■ **YOUR TASK**
Copy each line below exactly and leave the pictures out.

■ **COLLECTED MATERIAL**

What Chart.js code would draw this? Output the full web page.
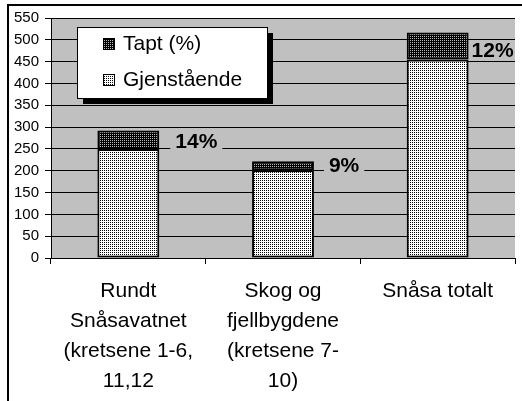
<!DOCTYPE html>
<html>
<head>
<meta charset="utf-8">
<script src="https://cdn.jsdelivr.net/npm/chart.js@4/dist/chart.umd.min.js"></script>
<style>
  html, body { margin: 0; padding: 0; background: #fff; }
  #wrap { width: 522px; height: 401px; }
</style>
</head>
<body>
<div id="wrap"><canvas id="myChart" width="522" height="401"></canvas></div>
<script>
// data
var categories = [
  ['Rundt', 'Snåsavatnet', '(kretsene 1-6,', '11,12'],
  ['Skog og', 'fjellbygdene', '(kretsene 7-', '10)'],
  ['Snåsa totalt']
];
var gjenstaende = [250, 201, 455];
var tapt = [42, 21, 62];
var taptLabels = ['14%', '9%', '12%'];

// stipple patterns like the old Excel fills
function makePattern(bg, dot) {
  var c = document.createElement('canvas');
  c.width = 2; c.height = 2;
  var g = c.getContext('2d');
  g.fillStyle = bg;
  g.fillRect(0, 0, 2, 2);
  g.fillStyle = dot;
  g.fillRect(0, 0, 1, 1);
  return document.getElementById('myChart').getContext('2d').createPattern(c, 'repeat');
}
var lightFill = makePattern('#ffffff', '#000000');
var darkFill = makePattern('#000000', '#bdbdbd');

var framePlugin = {
  id: 'frame',
  beforeDraw: function(chart) {
    var c = chart.ctx, a = chart.chartArea;
    c.save();
    c.fillStyle = '#c0c0c0';
    c.fillRect(a.left, a.top, a.right - a.left, a.bottom - a.top);
    c.strokeStyle = '#000';
    c.lineWidth = 2;
    c.beginPath();
    c.moveTo(8, 401);
    c.lineTo(8, 5);
    c.lineTo(522, 5);
    c.stroke();
    c.restore();
  }
};

// percent labels beside the bars (hand placed in the original)
var labelPlugin = {
  id: 'pctLabels',
  afterDatasetsDraw: function(chart) {
    var c = chart.ctx;
    var meta = chart.getDatasetMeta(1);
    var shift = [[16, 2], [15, 0], [3, 5]];
    c.save();
    c.font = 'bold 21px "Liberation Sans", Arial, sans-serif';
    c.textBaseline = 'middle';
    c.textAlign = 'left';
    meta.data.forEach(function(bar, i) {
      var x = bar.x + bar.width / 2 + shift[i][0];
      var y = (bar.y + bar.base) / 2 + shift[i][1];
      var w = c.measureText(taptLabels[i]).width;
      if (i < 2) {
        c.fillStyle = '#c0c0c0';
        c.fillRect(x - 5, y - 12, w + 10, 24);
      }
      c.fillStyle = '#000';
      c.fillText(taptLabels[i], x, y);
    });
    c.restore();
  }
};

// boxed legend with drop shadow inside the plot
var legendPlugin = {
  id: 'boxLegend',
  afterDraw: function(chart) {
    var c = chart.ctx, a = chart.chartArea;
    var x = a.left + 26, y = a.top + 9, w = 190, h = 71;
    c.save();
    c.fillStyle = '#000';
    c.fillRect(x + 6, y + 6, w, h);
    c.fillStyle = '#fff';
    c.fillRect(x, y, w, h);
    c.strokeStyle = '#000';
    c.lineWidth = 1;
    c.strokeRect(x + 0.5, y + 0.5, w, h);
    var items = [chart.data.datasets[1], chart.data.datasets[0]];
    c.font = '21px "Liberation Sans", Arial, sans-serif';
    c.textBaseline = 'middle';
    items.forEach(function(ds, i) {
      var cy = y + 17 + i * 36;
      c.fillStyle = ds.backgroundColor;
      c.fillRect(x + 26, cy - 6, 12, 12);
      c.strokeStyle = '#000';
      c.lineWidth = 1;
      c.strokeRect(x + 26.5, cy - 5.5, 11, 11);
      c.fillStyle = '#000';
      c.fillText(ds.label, x + 46, cy);
    });
    c.restore();
  }
};

var ctx = document.getElementById('myChart').getContext('2d');
var myChart = new Chart(ctx, {
  type: 'bar',
  data: {
    labels: categories,
    datasets: [{
      label: 'Gjenstående',
      data: gjenstaende,
      backgroundColor: lightFill,
      borderColor: '#000',
      borderWidth: 2,
      borderSkipped: false
    }, {
      label: 'Tapt (%)',
      data: tapt,
      backgroundColor: darkFill,
      borderColor: '#000',
      borderWidth: 2,
      borderSkipped: false
    }]
  },
  options: {
    responsive: false,
    animation: false,
    layout: { padding: { left: 0, top: 18, right: 7, bottom: 0 } },
    datasets: { bar: { categoryPercentage: 1, barPercentage: 0.4 } },
    plugins: {
      legend: { display: false },
      tooltip: { enabled: false }
    },
    scales: {
      x: {
        stacked: true,
        afterFit: function(s) { s.height = 143; },
        grid: { offset: true, drawOnChartArea: false, color: '#000', tickLength: 6 },
        border: { color: '#000', width: 1 },
        ticks: {
          color: '#000',
          maxRotation: 0,
          padding: 12,
          font: { family: '"Liberation Sans", Arial, sans-serif', size: 21, lineHeight: 1.43 }
        }
      },
      y: {
        stacked: true,
        min: 0,
        max: 550,
        afterFit: function(s) { s.width = 51; },
        grid: { color: '#000', tickLength: 6 },
        border: { color: '#000', width: 1 },
        ticks: {
          stepSize: 50,
          autoSkip: false,
          color: '#000',
          padding: 6,
          font: { family: '"Liberation Sans", Arial, sans-serif', size: 15 }
        }
      }
    }
  },
  plugins: [framePlugin, labelPlugin, legendPlugin]
});
</script>
</body>
</html>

■ **OUTPUT FOR THIS EXERCISE**
What Chart.js code would draw this? Output the full web page.
<!DOCTYPE html>
<html>
<head>
<meta charset="utf-8">
<script src="https://cdn.jsdelivr.net/npm/chart.js@4/dist/chart.umd.min.js"></script>
<style>
  html, body { margin: 0; padding: 0; background: #fff; }
  #wrap { width: 522px; height: 401px; }
</style>
</head>
<body>
<div id="wrap"><canvas id="myChart" width="522" height="401"></canvas></div>
<script>
// data
var categories = [
  ['Rundt', 'Snåsavatnet', '(kretsene 1-6,', '11,12'],
  ['Skog og', 'fjellbygdene', '(kretsene 7-', '10)'],
  ['Snåsa totalt']
];
var gjenstaende = [250, 201, 455];
var tapt = [42, 21, 62];
var taptLabels = ['14%', '9%', '12%'];

// stipple patterns like the old Excel fills
function makePattern(bg, dot) {
  var c = document.createElement('canvas');
  c.width = 2; c.height = 2;
  var g = c.getContext('2d');
  g.fillStyle = bg;
  g.fillRect(0, 0, 2, 2);
  g.fillStyle = dot;
  g.fillRect(0, 0, 1, 1);
  return document.getElementById('myChart').getContext('2d').createPattern(c, 'repeat');
}
var lightFill = makePattern('#ffffff', '#000000');
var darkFill = makePattern('#000000', '#bdbdbd');

var framePlugin = {
  id: 'frame',
  beforeDraw: function(chart) {
    var c = chart.ctx, a = chart.chartArea;
    c.save();
    c.fillStyle = '#c0c0c0';
    c.fillRect(a.left, a.top, a.right - a.left, a.bottom - a.top);
    c.strokeStyle = '#000';
    c.lineWidth = 2;
    c.beginPath();
    c.moveTo(8, 401);
    c.lineTo(8, 5);
    c.lineTo(522, 5);
    c.stroke();
    c.restore();
  }
};

// percent labels beside the bars (hand placed in the original)
var labelPlugin = {
  id: 'pctLabels',
  afterDatasetsDraw: function(chart) {
    var c = chart.ctx;
    var meta = chart.getDatasetMeta(1);
    var shift = [[16, 2], [15, 0], [3, 5]];
    c.save();
    c.font = 'bold 21px "Liberation Sans", Arial, sans-serif';
    c.textBaseline = 'middle';
    c.textAlign = 'left';
    meta.data.forEach(function(bar, i) {
      var x = bar.x + bar.width / 2 + shift[i][0];
      var y = (bar.y + bar.base) / 2 + shift[i][1];
      var w = c.measureText(taptLabels[i]).width;
      if (i < 2) {
        c.fillStyle = '#c0c0c0';
        c.fillRect(x - 5, y - 12, w + 10, 24);
      }
      c.fillStyle = '#000';
      c.fillText(taptLabels[i], x, y);
    });
    c.restore();
  }
};

// boxed legend with drop shadow inside the plot
var legendPlugin = {
  id: 'boxLegend',
  afterDraw: function(chart) {
    var c = chart.ctx, a = chart.chartArea;
    var x = a.left + 26, y = a.top + 9, w = 190, h = 71;
    c.save();
    c.fillStyle = '#000';
    c.fillRect(x + 6, y + 6, w, h);
    c.fillStyle = '#fff';
    c.fillRect(x, y, w, h);
    c.strokeStyle = '#000';
    c.lineWidth = 1;
    c.strokeRect(x + 0.5, y + 0.5, w, h);
    var items = [chart.data.datasets[1], chart.data.datasets[0]];
    c.font = '21px "Liberation Sans", Arial, sans-serif';
    c.textBaseline = 'middle';
    items.forEach(function(ds, i) {
      var cy = y + 17 + i * 36;
      c.fillStyle = ds.backgroundColor;
      c.fillRect(x + 26, cy - 6, 12, 12);
      c.strokeStyle = '#000';
      c.lineWidth = 1;
      c.strokeRect(x + 26.5, cy - 5.5, 11, 11);
      c.fillStyle = '#000';
      c.fillText(ds.label, x + 46, cy);
    });
    c.restore();
  }
};

var ctx = document.getElementById('myChart').getContext('2d');
var myChart = new Chart(ctx, {
  type: 'bar',
  data: {
    labels: categories,
    datasets: [{
      label: 'Gjenstående',
      data: gjenstaende,
      backgroundColor: lightFill,
      borderColor: '#000',
      borderWidth: 2,
      borderSkipped: false
    }, {
      label: 'Tapt (%)',
      data: tapt,
      backgroundColor: darkFill,
      borderColor: '#000',
      borderWidth: 2,
      borderSkipped: false
    }]
  },
  options: {
    responsive: false,
    animation: false,
    layout: { padding: { left: 0, top: 18, right: 7, bottom: 0 } },
    datasets: { bar: { categoryPercentage: 1, barPercentage: 0.4 } },
    plugins: {
      legend: { display: false },
      tooltip: { enabled: false }
    },
    scales: {
      x: {
        stacked: true,
        afterFit: function(s) { s.height = 143; },
        grid: { offset: true, drawOnChartArea: false, color: '#000', tickLength: 6 },
        border: { color: '#000', width: 1 },
        ticks: {
          color: '#000',
          maxRotation: 0,
          padding: 12,
          font: { family: '"Liberation Sans", Arial, sans-serif', size: 21, lineHeight: 1.43 }
        }
      },
      y: {
        stacked: true,
        min: 0,
        max: 550,
        afterFit: function(s) { s.width = 51; },
        grid: { color: '#000', tickLength: 6 },
        border: { color: '#000', width: 1 },
        ticks: {
          stepSize: 50,
          autoSkip: false,
          color: '#000',
          padding: 6,
          font: { family: '"Liberation Sans", Arial, sans-serif', size: 15 }
        }
      }
    }
  },
  plugins: [framePlugin, labelPlugin, legendPlugin]
});
</script>
</body>
</html>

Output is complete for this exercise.